06/16/2010 05:12 am ET Updated May 25, 2011

Free Fraudin' at Goldman

The SEC sued Goldman Sachs today claiming that it intentionally created a mortgage investment that was designed to fail.

Goldman Sachs issued a press release in response, tersely dismissing the charges as "completely unfounded in law and fact."

Before considering the merits of this charge, it is important to understand the nature of Goldman's business offerings. In short, Goldman and other large financial institutions make money by putting themselves between both sides of large financial transactions. The transaction in question - an aptly ambiguously-named synthetic collateralized debt obligation (CDO) called Abacus 2007-AC1 - positioned the billionaire hedge fund manager John A. Paulson against several large pension funds, mutual funds, and other asset management companies.

Paulson hand-selected a bundle of mortgage backed securities, backed by residential mortgages of dubious credit quality, against which he wanted to bet. Specifically, he wanted to purchase insurance policies, known as credit default swaps, which would pay off handsomely if the cash flows on the underlying mortgage backed securities ceased. Paulson sought Goldman's help to structure this deal, using Goldman's franchise to find sellers of the insurance. In order to find investors willing to insure Paulson's target mortgage backed securities, Goldman told prospective investors that they would be investing in a pool of securities hand picked by an independent manager. The lawsuit alleges that Goldman misrepresented Paulson's involvement in the Abacus deal.

Time will tell if Goldman's failure to disclose Paulson as the deal's counter-party will constitute fraud. Still, there are several aspects of this transaction that get to the heart of the causes of the financial crisis. It is my central contention that suing Goldman Sachs does not address any of the following underlying causes, potentially distracting regulators from the real problems in our financial system outlined below:

1) Ratings agencies fueled moral hazard
A brief glance at the offering document prepared by Goldman for their prospective investors shows that Paulson targeted mortgage backed that received some of the highest ratings from the various ratings agencies. Such gamesmanship of the ratings agencies is well documented. Investors relied on the ratings provided by Moody's, S&P, and Fitch instead of doing their own due diligence on the mortgages in question. Investors are responsible for their own bad decisions. My own brief look into the offering document shows that investors were aware of the composition of their portfolio, as is required by law. Regardless of who chose the portfolio, investors had the same information that led Paulson to make his bearish bet on the housing market. In this sense, the SEC lawsuit ignores an age-old adage of free enterprise - caveat emptor.

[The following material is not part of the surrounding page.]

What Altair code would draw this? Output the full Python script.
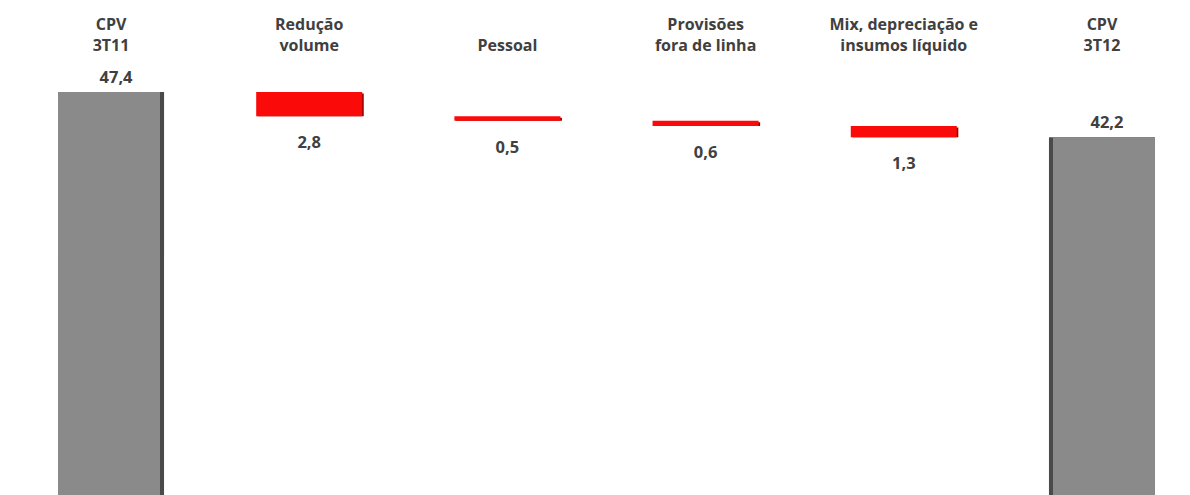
import altair as alt
import pandas as pd

# ---- data ----
categories = ["CPV 3T11", "Redução volume", "Pessoal", "Provisões fora de linha",
              "Mix, depreciação e insumos líquido", "CPV 3T12"]
label_lines = [["CPV", "3T11"], ["Redução", "volume"], [" ", "Pessoal"],
               ["Provisões", "fora de linha"], ["Mix, depreciação e", "insumos líquido"],
               ["CPV", "3T12"]]
values = [47.4, -2.8, -0.5, -0.6, -1.3, 42.2]
kinds = ["first", "delta", "delta", "delta", "delta", "last"]

# ---- waterfall table ----
rows = []
running = 0.0
for cat, lines, v, k in zip(categories, label_lines, values, kinds):
    if k in ("first", "last"):
        start, end = 0.0, v
        running = v
    else:
        start, end = running, running + v
        running = end
    rows.append(dict(cat=cat, lines=lines, start=start, end=end, kind=k,
                     txt=f"{abs(v):.1f}".replace(".", ",")))
df = pd.DataFrame(rows)

TXT = "#404040"
FONT = "Open Sans"

xenc = alt.X("cat:N", sort=categories, axis=None,
             scale=alt.Scale(paddingInner=0.465, paddingOuter=0, range=[58, 1155]))
yscale = alt.Scale(domain=[1, 58], zero=False, nice=False)

base = alt.Chart(df)

def bars(filter_expr, color, width=None, xoff=0, yoff=0):
    kw = dict(color=color, clip=True, xOffset=xoff, yOffset=yoff)
    if width is not None:
        kw["width"] = alt.RelativeBandSize(width)
    return base.transform_filter(filter_expr).mark_bar(**kw).encode(
        x=xenc,
        y=alt.Y("start:Q", scale=yscale, axis=None),
        y2="end:Q",
    )

gray_dark = bars("datum.kind != 'delta'", "#4a4a4a")
gray_first = bars("datum.kind == 'first'", "#8a8a8a", width=0.962, xoff=-2)
gray_last = bars("datum.kind == 'last'", "#8a8a8a", width=0.962, xoff=2)
red_shadow = bars("datum.kind == 'delta'", "#8c0000", xoff=1.5, yoff=1.5)
red = bars("datum.kind == 'delta'", "#fb0a0a")

total_labels = base.transform_filter("datum.kind != 'delta'").mark_text(
    font=FONT, fontWeight="bold", fontSize=16.5, color=TXT, baseline="alphabetic",
    dy=-9, dx=5
).encode(x=xenc, y=alt.Y("end:Q", scale=yscale), text="txt:N")

delta_labels = base.transform_filter("datum.kind == 'delta'").mark_text(
    font=FONT, fontWeight="bold", fontSize=16.5, color=TXT, baseline="alphabetic", dy=32
).encode(x=xenc, y=alt.Y("end:Q", scale=yscale), text="txt:N")

cat_labels = base.mark_text(
    font=FONT, fontWeight="bold", fontSize=16, color=TXT, baseline="alphabetic",
    lineHeight=21
).encode(x=xenc, y=alt.value(30), text="lines")

chart = alt.layer(
    gray_dark, gray_first, gray_last, red_shadow, red,
    total_labels, delta_labels, cat_labels
).properties(
    width=1190, height=495,
    padding={"left": 0, "top": 0, "right": 0, "bottom": 0},
    autosize=alt.AutoSizeParams(type="none"),
).configure(background="white").configure_view(stroke=None, strokeWidth=0)

chart.save("out.html", embed_options={"renderer": "svg", "actions": False})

2) Goldman routinely profited from the ignorance of their counter-parties
Conventional wisdom holds that Goldman Sachs left the financial crisis relatively unscathed. Indeed, they repaid their TARP warrants with interest. Such an account neglects that Goldman's various counter-parties, often rendered insolvent because of deals struck with Goldman, needed massive amounts of Federal aid to remain solvent themselves. In pursuing individual firm-level rational behavior, Goldman destabilized the entire financial system by bankrupting their business partners. Even if Goldman Sachs had enough foresight to hedge themselves against idiosyncratic credit risk, they failed to account for counter-party risk, forcing firms like AIG into the hands of government receivership. The suit in question is a case study in how Goldman readily feasted on the ignorance of their counter-parties. If Darwinian free market principles were to hold, Goldman's counter-parties would have gone bankrupt, thereby eliminating the very system from which Goldman benefited. Alas, free market principles did not hold, unconditional bailouts occurred en masse, and Goldman's counter-parties were free to fight another day.

3) Such transactions have little to do with a fully-functioning capital market
Critics of financial reform contend that any attempt to reign in the country's financial institutions will undermine the health of a fully-functioning capital market. Notice how the transaction in question was purely synthetic. There were no underlying cash instruments backing the deal. Moreover, Paulson's use of credit default swaps were not used to hedge against pre-existing exposure. Instead, these derivatives were used for speculation. As long as the everyday functions of borrowing and lending stand conflated with casino speculation, systemic actors will find ways to defy financial market stability at disastrous costs.

Ultimately, if the SEC were to apply the "Goldman Standard" of this lawsuit to other transactions of this type, numerous other financial institutions will have suit brought against them. Suing financial institutions for defrauding investors will never go out of style, especially in this hostile political environment. As an earnest believer in financial reform, I sincerely hope that lawsuits of this type will not supplant the passage of real useful reform of the financial system. In either event, Goldman will surely fight the charges. In that likely case, this lawsuit will ideally help jump-start a national dialog about what kind of financial system we want, and to what ends. It's about time.